Piety and Impiety; Recompense and Penalty
Ecclesiastes 2:26
For God gives to a man that is good in his sight wisdom, and knowledge, and joy: but to the sinner he gives travail…


We ask and answer the twofold question, viz. what is -

I. OUR EXPECTATION. We should certainly expect two things, judging antecedently.

1. That piety would be richly rewarded; for who would not expect that the bountiful, just, and resourceful Father would give liberally, in many ways, to those who sought his favor, and were "good in his sight"?

2. That impiety would bear plain marks of Divine disapproval; for who would suppose that men would defy their Maker, break his laws, injure his children, spoil his holy and benignant purpose, and not suffer marked and manifold evils as the just penalty of their presumption and their guilt? We naturally look for much happiness and prosperity for the former, much misery and defeat for the latter.

II. OUR EXPERIENCE. What do we find?

1. That God does reward his servants. The Preacher mentions three good gifts of his hand; they are not exhaustive, though they include or suggest much of the righteous man's heritage.

(1) Knowledge. Most of all and best of all, the knowledge of God himself; and to know God is the very essence and substance of true human life. Beside this, the knowledge of man. It is, in truth, only the good man who understands human nature. Vice, iniquity, flatters itself that it has this knowledge. But it is mistaken; its conception of mankind is distorted, erroneous, fatally mistaken. It does not know what it is in man to be and to do and to become. "Only the good discern the good," and only they have a knowledge of our race which is profoundly true.

(2) Wisdom. An enlightened conception of human life, so that its beauty and its blessedness are appreciated and pursued, so that, on the other hand, its ugliness and its evil are recognized and shunned. The wisdom of the wise includes also that practical good sense which keeps its disciples from the mistakes and entanglements that lead to destitution, which also leads its possessors to heights of honor and well-being.

(3) Joy. In the worship of Christ, in the service of man, in the culture of our own character, in walking along the path of sacred duty and holy usefulness, is abounding and abiding joy.
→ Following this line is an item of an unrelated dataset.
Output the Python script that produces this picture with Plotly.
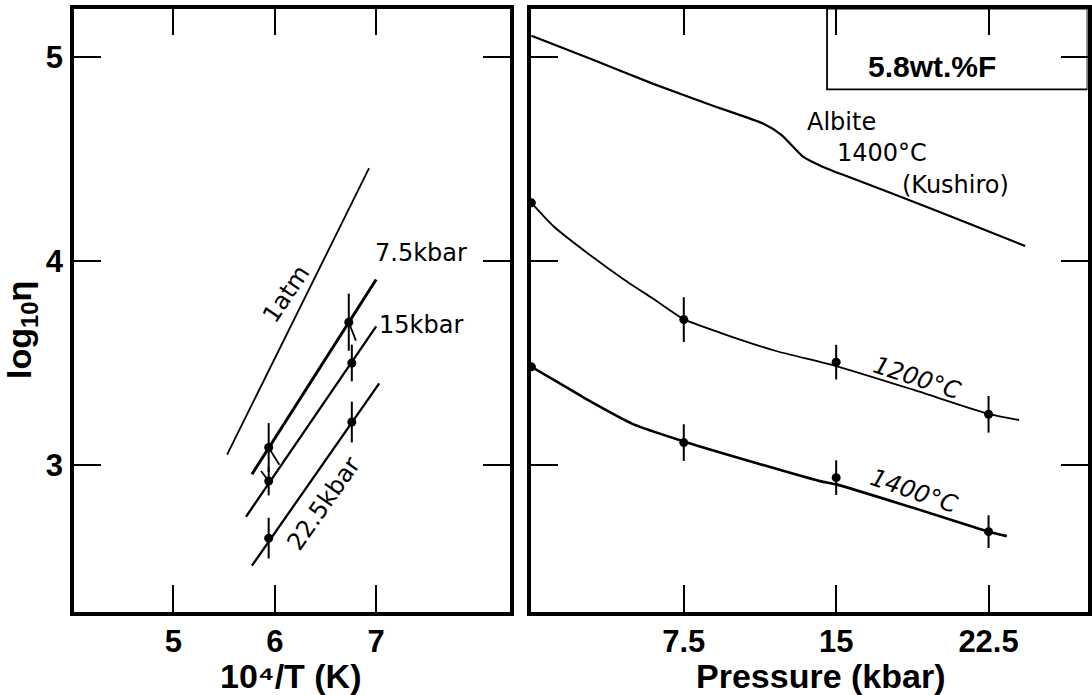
import plotly.graph_objects as go

# ---------------- Left panel data (10^4/T vs log10 eta) ----------------
atm_x = [5.53, 6.93]
atm_y = [3.05, 4.456]
kb75_x = [5.775, 7.0]
kb75_y = [2.954, 3.91]
kb15_x = [5.716, 7.0]
kb15_y = [2.745, 3.68]
kb225_x = [5.775, 7.03]
kb225_y = [2.505, 3.40]

pts75_x = [5.94, 6.73]
pts75_y = [3.085, 3.70]
err75 = [0.12, 0.14]
pts15_x = [5.94, 6.76]
pts15_y = [2.92, 3.50]
err15 = [0.07, 0.09]
pts225_x = [5.94, 6.76]
pts225_y = [2.64, 3.21]
err225 = [0.10, 0.10]

# short slanted error segments
terr_x = [5.94, 6.045, None, 5.865, 5.94, None, 6.73, 6.80]
terr_y = [3.085, 3.00, None, 2.97, 2.92, None, 3.70, 3.61]

left_xticks = [5, 6, 7]
yticks = [3, 4, 5]

# ---------------- Right panel data (Pressure vs log10 eta) ----------------
alb_x = [0, 3, 6, 9, 11.4, 12.3, 13.4, 14.3, 15.7, 18.2, 21.4, 24.3]
alb_y = [5.106, 4.99, 4.87, 4.76, 4.675, 4.62, 4.51, 4.465, 4.41, 4.315, 4.19, 4.074]

c1200_x = [0, 1.1, 2.75, 4.55, 6.0, 7.5, 9.3, 12.0, 15.0, 18.75, 22.5, 24.0]
c1200_y = [4.286, 4.17, 4.04, 3.91, 3.815, 3.715, 3.648, 3.56, 3.485, 3.37, 3.25, 3.22]

c1400_x = [0, 1.9, 2.75, 5.0, 7.5, 10.0, 14.2, 15.0, 18.75, 22.5, 23.4]
c1400_y = [3.481, 3.37, 3.32, 3.20, 3.115, 3.04, 2.92, 2.904, 2.79, 2.672, 2.65]

p1200_x = [0, 7.5, 15, 22.5]
p1200_y = [4.286, 3.713, 3.504, 3.248]
e1200 = [0, 0.11, 0.085, 0.09]
p1400_x = [0, 7.5, 15, 22.5]
p1400_y = [3.481, 3.109, 2.937, 2.672]
e1400 = [0, 0.09, 0.085, 0.08]

right_xticks = [7.5, 15, 22.5]
right_xticklabels = ["7.5", "15", "22.5"]

W, H = 1092, 695
fig = go.Figure()


def line(x, y, w, ax="", shape="linear"):
    fig.add_trace(go.Scatter(x=x, y=y, mode="lines",
                             line=dict(color="black", width=w, shape=shape, smoothing=0.6),
                             xaxis="x" + ax, yaxis="y" + ax, showlegend=False,
                             hoverinfo="skip", cliponaxis=False))


def points(x, y, e, ax=""):
    fig.add_trace(go.Scatter(x=x, y=y, mode="markers",
                             marker=dict(color="black", size=9),
                             error_y=dict(type="data", array=e, visible=True,
                                          color="black", thickness=2, width=0),
                             xaxis="x" + ax, yaxis="y" + ax, showlegend=False,
                             cliponaxis=False))


# left panel
line(atm_x, atm_y, 1.8)
line(kb75_x, kb75_y, 3.0)
line(kb15_x, kb15_y, 2.3)
line(kb225_x, kb225_y, 2.3)
line(terr_x, terr_y, 1.8)
points(pts75_x, pts75_y, err75)
points(pts15_x, pts15_y, err15)
points(pts225_x, pts225_y, err225)

# right panel
line(alb_x, alb_y, 2.2, "2", "spline")
line(c1200_x, c1200_y, 1.8, "2", "spline")
line(c1400_x, c1400_y, 2.6, "2", "spline")
points(p1200_x, p1200_y, e1200, "2")
points(p1400_x, p1400_y, e1400, "2")

tickfont = dict(family="Liberation Sans", size=31, color="black", weight="bold")
ydom = [1 - 611.5 / H, 1 - 8.5 / H]
common = dict(showline=True, linecolor="black", linewidth=3.5, mirror="ticks",
              ticks="inside", ticklen=27, tickwidth=1.6, tickcolor="black",
              showgrid=False, zeroline=False, tickfont=tickfont, fixedrange=True)

fig.update_layout(
    width=W, height=H,
    margin=dict(l=0, r=0, t=0, b=0),
    paper_bgcolor="white", plot_bgcolor="white",
    xaxis=dict(domain=[74 / W, 510 / W], range=[4.02, 8.32], tickvals=left_xticks,
               anchor="y", ticklabelstandoff=0, **common),
    yaxis=dict(domain=ydom, range=[2.28, 5.24], tickvals=yticks,
               anchor="x", ticklabelstandoff=1, **common),
    xaxis2=dict(domain=[531 / W, 1087.5 / W], range=[-0.02, 27.37], tickvals=right_xticks,
                ticktext=right_xticklabels, anchor="y2", ticklabelstandoff=0, **common),
    yaxis2=dict(domain=ydom, range=[2.28, 5.24], tickvals=yticks,
                anchor="x2", showticklabels=False, **common),
)

lab = dict(family="DejaVu Sans", size=24, color="black")
ann = []


def note(text, x, y, ax="", angle=0, xanchor="center", font=lab):
    ann.append(dict(text=text, x=x, y=y, xref="x" + ax, yref="y" + ax,
                    showarrow=False, textangle=angle, xanchor=xanchor,
                    yanchor="middle", font=font))


note("1atm", 6.113, 3.838, angle=-56)
note("7.5kbar", 7.443, 4.039)
note("15kbar", 7.443, 3.686)
note("22.5kbar", 6.478, 2.809, angle=-55)
note("Albite", 13.49, 4.685, "2", xanchor="left")
note("1400°C", 14.96, 4.530, "2", xanchor="left")
note("(Kushiro)", 18.16, 4.375, "2", xanchor="left")
note("<i>1200°C</i>", 18.98, 3.427, "2", angle=18)
note("<i>1400°C</i>", 18.81, 2.872, "2", angle=19)
note("5.8wt.%F", 19.72, 4.953, "2",
     font=dict(family="Liberation Sans", size=30, color="black", weight="bold"))

title_font = dict(family="Liberation Sans", size=34, color="black", weight="bold")
ann.append(dict(text="10⁴/T (K)", x=291 / W, y=1 - 676 / H, xref="paper", yref="paper",
                showarrow=False, font=title_font, xanchor="center", yanchor="middle"))
ann.append(dict(text="Pressure (kbar)", x=820 / W, y=1 - 676 / H, xref="paper", yref="paper",
                showarrow=False, font=title_font, xanchor="center", yanchor="middle"))
ann.append(dict(text="log<sub>10</sub>η", x=22 / W, y=1 - 330 / H, xref="paper", yref="paper",
                showarrow=False, font=title_font, textangle=-90,
                xanchor="center", yanchor="middle"))
fig.update_layout(annotations=ann)

# box around "5.8wt.%F"
fig.add_shape(type="rect", xref="x2", yref="y2", x0=14.55, x1=27.37, y0=4.843, y1=5.24,
              line=dict(color="black", width=1.8))

fig.write_html("out.html", config={"displayModeBar": False},
               post_script="document.body.style.margin='0';document.body.style.overflow='hidden';")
2. That sin is visited with penalty. Do we find that God giveth "to the sinner travail, to gather and to heap up"? We do.

(1) Sin necessitates the worst of all bad labors - that of deliberately and persistently breaking down the walls of conscience, of breaking through the fences which the God of righteousness and love has put up to guard his children from moral evil.

(2) Sin includes much hurtful and damaging struggle against the will and against the laws of the wise and good. Bad men have to encounter and to contest the opposition of the upright.

(3) Sin frequently means low and degrading toil. The "sinner" is brought down so low that he is fain to "go into the fields to feed swine;" to do that from which he would once have indignantly recoiled.

(4) Sin constantly condemns the toiler to labor on in utter discontent, if not positive wretchedness of soul. Life without the light of heavenly truth and the song of sacred service proves an intolerable burden. - C.



Parallel Verses
KJV: For God giveth to a man that is good in his sight wisdom, and knowledge, and joy: but to the sinner he giveth travail, to gather and to heap up, that he may give to him that is good before God. This also is vanity and vexation of spirit.

WEB: For to the man who pleases him, God gives wisdom, knowledge, and joy; but to the sinner he gives travail, to gather and to heap up, that he may give to him who pleases God. This also is vanity and a chasing after wind.